Over in the B.C. Montney, Dale Shwed's Crew Energy Inc. (CR) added five cents to $1.00 on 1.95 million shares, its first time in $1 territory since May, 2019. Investors took heart from the year-end 2020 reserve report that Crew released yesterday after the close. The company managed to keep its 2P (proved and probable) and 1P (proved) reserves mostly unchanged from last year. (While investors generally like to see reserves head higher, keeping them stable is perfectly acceptable in a downturn.) The highlight of the report, or at least the part that Crew wanted investors to focus on, was the "significant" increase in its PDP reserves (proved developed producing -- the highest level of certainty). Crew boasted of adding 12.0 million barrels of PDP reserves during 2020. Most of that, of course, was promptly subtracted through production, for a net PDP increase of 4.0 million barrels. Yet the gross figure of 12.0 million barrels is noteworthy because it surpasses the 11.3 million gross barrels that Crew added in 2019. For context, Crew spent $114-million in 2019, but just $86-million in 2020. The company patted itself on the back for its "strong capital efficiencies."

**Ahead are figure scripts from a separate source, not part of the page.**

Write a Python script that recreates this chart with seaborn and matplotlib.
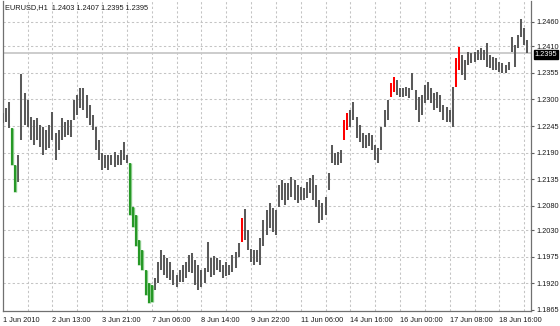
import numpy as np
import pandas as pd
import matplotlib
matplotlib.use("Agg")
import matplotlib.pyplot as plt
import seaborn as sns

# ---------------- data ----------------
symbol = "EURUSD,H1"
last_ohlc = [1.2403, 1.2407, 1.2395, 1.2395]
bid_price = 1.2395

highs = [
    1.2272, 1.2282, 1.2295, 1.2241, 1.2165, 1.2185, 1.2353, 1.2313, 1.2299, 1.2264,
    1.2258, 1.2262, 1.2247, 1.2243, 1.2237, 1.2247, 1.2274, 1.2231, 1.2237, 1.2262,
    1.2253, 1.2258, 1.2258, 1.2299, 1.2309, 1.2324, 1.2324, 1.2309, 1.2289, 1.2268,
    1.2243, 1.2216, 1.2189, 1.2185, 1.2185, 1.2185, 1.2191, 1.2185, 1.2196, 1.2212,
    1.2185, 1.2169, 1.2078, 1.2061, 1.2009, 1.1988, 1.1948, 1.1921, 1.1917, 1.1931,
    1.1964, 1.1988, 1.1978, 1.1972, 1.1964, 1.1948, 1.1937, 1.1948, 1.1958, 1.1964,
    1.1978, 1.1982, 1.1968, 1.1958, 1.1948, 1.1952, 1.2005, 1.1972, 1.1976, 1.1972,
    1.1968, 1.1958, 1.1964, 1.1958, 1.1978, 1.1984, 1.2003, 1.2055, 1.2074, 1.2030,
    1.1992, 1.1988, 1.1988, 1.2013, 1.2051, 1.2072, 1.2086, 1.2076, 1.2072, 1.2123,
    1.2134, 1.2127, 1.2127, 1.2140, 1.2134, 1.2123, 1.2119, 1.2117, 1.2129, 1.2138,
    1.2144, 1.2123, 1.2092, 1.2086, 1.2098, 1.2148, 1.2206, 1.2189, 1.2191, 1.2196,
    1.2258, 1.2272, 1.2278, 1.2295, 1.2264, 1.2247, 1.2231, 1.2227, 1.2231, 1.2227,
    1.2206, 1.2200, 1.2243, 1.2278, 1.2299, 1.2334, 1.2346, 1.2340, 1.2324, 1.2324,
    1.2326, 1.2324, 1.2355, 1.2320, 1.2305, 1.2309, 1.2330, 1.2336, 1.2324, 1.2313,
    1.2315, 1.2309, 1.2289, 1.2284, 1.2278, 1.2326, 1.2386, 1.2408, 1.2392, 1.2381,
    1.2398, 1.2396, 1.2398, 1.2402, 1.2406, 1.2402, 1.2417, 1.2392, 1.2388, 1.2386,
    1.2377, 1.2375, 1.2371, 1.2377, 1.2429, 1.2412, 1.2433, 1.2466, 1.2448, 1.2423,
]
lows = [
    1.2251, 1.2253, 1.2241, 1.2165, 1.2109, 1.2129, 1.2216, 1.2247, 1.2243, 1.2216,
    1.2206, 1.2216, 1.2202, 1.2185, 1.2196, 1.2200, 1.2216, 1.2175, 1.2196, 1.2216,
    1.2222, 1.2227, 1.2222, 1.2258, 1.2268, 1.2282, 1.2278, 1.2262, 1.2247, 1.2237,
    1.2196, 1.2175, 1.2154, 1.2158, 1.2154, 1.2165, 1.2160, 1.2165, 1.2165, 1.2175,
    1.2169, 1.2061, 1.2036, 1.1998, 1.1958, 1.1948, 1.1896, 1.1879, 1.1881, 1.1906,
    1.1921, 1.1948, 1.1937, 1.1931, 1.1927, 1.1917, 1.1912, 1.1923, 1.1923, 1.1931,
    1.1943, 1.1941, 1.1917, 1.1906, 1.1912, 1.1921, 1.1943, 1.1933, 1.1937, 1.1948,
    1.1943, 1.1931, 1.1935, 1.1937, 1.1943, 1.1952, 1.1974, 1.2005, 1.2009, 1.1988,
    1.1964, 1.1958, 1.1964, 1.1958, 1.1998, 1.2019, 1.2034, 1.2026, 1.2019, 1.2078,
    1.2092, 1.2082, 1.2092, 1.2098, 1.2092, 1.2086, 1.2092, 1.2092, 1.2096, 1.2107,
    1.2092, 1.2078, 1.2045, 1.2051, 1.2061, 1.2113, 1.2169, 1.2165, 1.2165, 1.2169,
    1.2216, 1.2237, 1.2243, 1.2258, 1.2220, 1.2212, 1.2200, 1.2200, 1.2204, 1.2196,
    1.2175, 1.2169, 1.2196, 1.2243, 1.2258, 1.2305, 1.2315, 1.2309, 1.2305, 1.2305,
    1.2307, 1.2303, 1.2320, 1.2278, 1.2253, 1.2268, 1.2293, 1.2299, 1.2293, 1.2278,
    1.2282, 1.2274, 1.2258, 1.2253, 1.2253, 1.2243, 1.2326, 1.2361, 1.2351, 1.2340,
    1.2371, 1.2375, 1.2377, 1.2381, 1.2381, 1.2381, 1.2367, 1.2365, 1.2361, 1.2361,
    1.2357, 1.2355, 1.2355, 1.2361, 1.2398, 1.2367, 1.2406, 1.2429, 1.2412, 1.2396,
]
green_bars = [3, 4, 41, 42, 43, 44, 45, 46, 47, 48]
red_bars = [77, 110, 111, 125, 126, 146, 147]

x_tick_labels = ["1 Jun 2010", "2 Jun 13:00", "3 Jun 21:00", "7 Jun 06:00",
                 "8 Jun 14:00", "9 Jun 22:00", "11 Jun 06:00", "14 Jun 16:00",
                 "16 Jun 00:00", "17 Jun 08:00", "18 Jun 16:00"]
y_tick_labels = ["1.1865", "1.1920", "1.1975", "1.2030", "1.2080", "1.2135",
                 "1.2190", "1.2245", "1.2300", "1.2355", "1.2410", "1.2460"]

# ---------------- frame ----------------
n = len(highs)
state = np.array(["flat"] * n, dtype=object)
state[green_bars] = "down"
state[red_bars] = "up"
df = pd.DataFrame({"bar": np.arange(n), "high": highs, "low": lows, "state": state})

sns.set_style("white")
plt.rcParams["font.family"] = ["Liberation Sans", "DejaVu Sans"]

W, H = 560, 326
fig = plt.figure(figsize=(W / 100, H / 100), dpi=100)
L, R, T, B = 2.5, 531, 1, 311
ax = fig.add_axes([L / W, 1 - B / H, (R - L) / W, (B - T) / H])

d = df[df["state"] == "flat"]
ax.vlines(d["bar"], d["low"], d["high"], colors="#5a5a5a", linewidth=1.45, zorder=3)
d = df[df["state"] == "down"]
ax.vlines(d["bar"], d["low"], d["high"], colors="#86c986", linewidth=2.4, zorder=3)
ax.vlines(d["bar"], d["low"], d["high"], colors="#0a8a0a", linewidth=1.1, zorder=4)
d = df[df["state"] == "up"]
ax.vlines(d["bar"], d["low"], d["high"], colors="#ff0000", linewidth=1.45, zorder=3)

# price scale
yticks = np.array([float(s) for s in y_tick_labels])
y_scale_min, y_scale_max = yticks[0], yticks[-1]
px_per_unit = (310 - 22) / (y_scale_max - y_scale_min)
ylo = y_scale_min - (B - 310) / px_per_unit
yhi = y_scale_max + (22 - T) / px_per_unit
ax.set_ylim(ylo, yhi)
ax.set_xlim(-0.1, 170.2)

ax.yaxis.tick_right()
ax.set_yticks(yticks)
ax.set_yticklabels(y_tick_labels)
xticks = np.arange(len(x_tick_labels)) * 16
ax.set_xticks(xticks)
ax.set_xticklabels(x_tick_labels)
for lbl in ax.get_xticklabels():
    lbl.set_ha("left")

ax.tick_params(axis="both", direction="out", length=2.5, width=0.8, color="#606060",
               labelsize=5.3, labelcolor="#1a1a1a")
ax.tick_params(axis="x", pad=1.5)
ax.tick_params(axis="y", pad=1.5)

# grid
for g in np.arange(8, 170, 8):
    ax.axvline(g, color="#c4c4c4", lw=0.75, ls=(0, (2.2, 2.2)), zorder=1)
for g in yticks[1:]:
    ax.axhline(g, color="#c4c4c4", lw=0.75, ls=(0, (2.2, 2.2)), zorder=1)

# bid line and tag
ax.axhline(bid_price, color="#c8c8c8", lw=1.3, zorder=2)
tag = ax.annotate(f"{bid_price:.4f}", xy=(1.0, bid_price), xycoords=("axes fraction", "data"),
                  xytext=(2.5, -0.5), textcoords="offset points", ha="left", va="center",
                  fontsize=5.3, color="white", zorder=10, annotation_clip=False,
                  bbox=dict(boxstyle="square,pad=0.12", fc="black", ec="black"))

for side in ["left", "bottom", "right"]:
    ax.spines[side].set_color("#707070")
    ax.spines[side].set_linewidth(0.9)
ax.spines["top"].set_visible(False)

header = symbol + "  " + " ".join(f"{v:.4f}" for v in last_ohlc)
fig.text(5 / W, 1 - 8 / H, header, ha="left", va="center", fontsize=5.3, color="#1a1a1a")

fig.savefig("out.png", dpi=100)
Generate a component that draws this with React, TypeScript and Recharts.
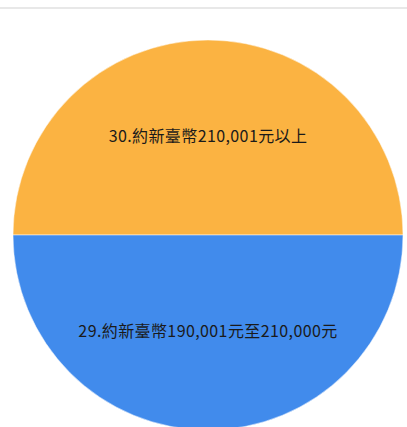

Raymond James analyst Jeremy McCrea joined in the adulation, marvelling in a research note this morning that Crew has "backstopped the strength of its upcoming drilling plans with one of its most encouraging reserve reports in recent years." He reminded investors of Crew's "50-per-cent production growth" forecast over the next two years. (In December, Crew set itself a target of producing 31,000 to 33,000 barrels a day in 2022, relative to the estimated 2020 average of 21,900 barrels a day.) "There is more and more evidence Crew is emerging from the challenges it has faced over the last few years," concluded Mr. McCrea. He upgraded the stock to "outperform" from "market perform" and hiked his price target to $1.50 from $1.
Less optimistic was Scotia Capital analyst Cameron Bean, who liked Crew's "positive" reserve report but is not so sure about the two-year plan. "The company's last attempt to ramp production in 2017 fell flat," he fretted. (Indeed, the main effect of the 2017 program was to take a $250-million debt load and boost it to $350-million, where it remains now. Production gains were short-lived as Crew produced less in 2020 than it did in 2017.) Mr. Bean left his price target at 75 cents. That is well below today's close of $1.